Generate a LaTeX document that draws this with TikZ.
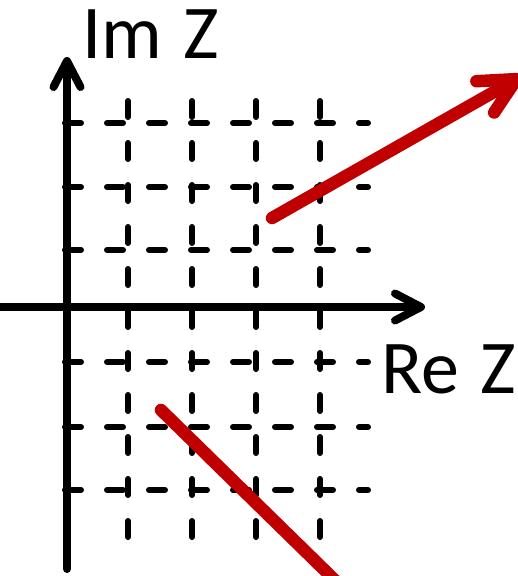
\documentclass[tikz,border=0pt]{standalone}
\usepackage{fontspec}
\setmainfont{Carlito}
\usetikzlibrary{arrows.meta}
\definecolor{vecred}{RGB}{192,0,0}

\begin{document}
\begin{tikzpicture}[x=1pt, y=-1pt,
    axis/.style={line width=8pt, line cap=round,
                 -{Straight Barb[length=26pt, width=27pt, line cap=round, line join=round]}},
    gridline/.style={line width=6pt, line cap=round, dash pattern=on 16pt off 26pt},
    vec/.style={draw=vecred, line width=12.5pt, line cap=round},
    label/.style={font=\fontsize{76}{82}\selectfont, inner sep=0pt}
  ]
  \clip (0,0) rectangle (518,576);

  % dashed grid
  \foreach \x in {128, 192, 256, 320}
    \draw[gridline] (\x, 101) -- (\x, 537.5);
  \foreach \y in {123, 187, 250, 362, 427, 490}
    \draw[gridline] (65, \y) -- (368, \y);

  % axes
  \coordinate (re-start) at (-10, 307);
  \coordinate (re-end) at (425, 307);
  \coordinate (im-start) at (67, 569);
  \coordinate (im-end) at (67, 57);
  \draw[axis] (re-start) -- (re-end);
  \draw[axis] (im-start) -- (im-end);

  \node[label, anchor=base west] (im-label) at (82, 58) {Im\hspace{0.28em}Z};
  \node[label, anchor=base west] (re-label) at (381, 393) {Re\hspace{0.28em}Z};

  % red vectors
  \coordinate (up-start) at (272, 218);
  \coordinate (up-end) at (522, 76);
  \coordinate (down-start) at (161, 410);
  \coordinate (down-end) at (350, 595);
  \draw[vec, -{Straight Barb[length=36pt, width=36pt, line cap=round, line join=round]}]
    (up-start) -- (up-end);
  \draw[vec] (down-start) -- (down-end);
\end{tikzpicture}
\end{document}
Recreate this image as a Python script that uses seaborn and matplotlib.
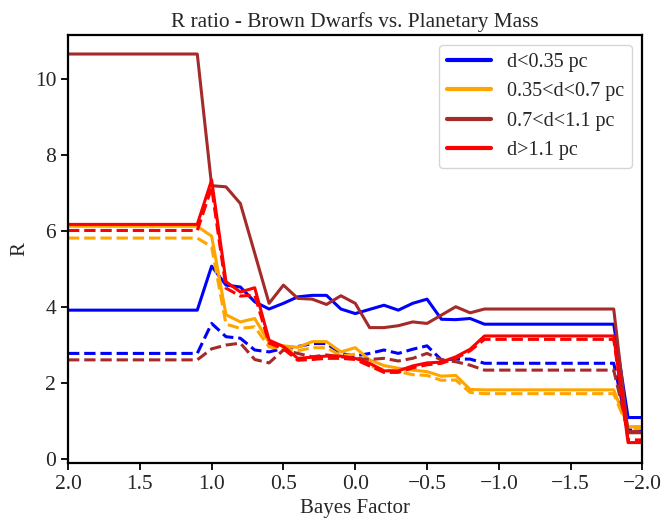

****

Request
Find and copy every line in the entries above where the string "this" occurs.

In response
Generate a LaTeX document that draws this with TikZ.
Recreate this image as a Python script that uses seaborn and matplotlib.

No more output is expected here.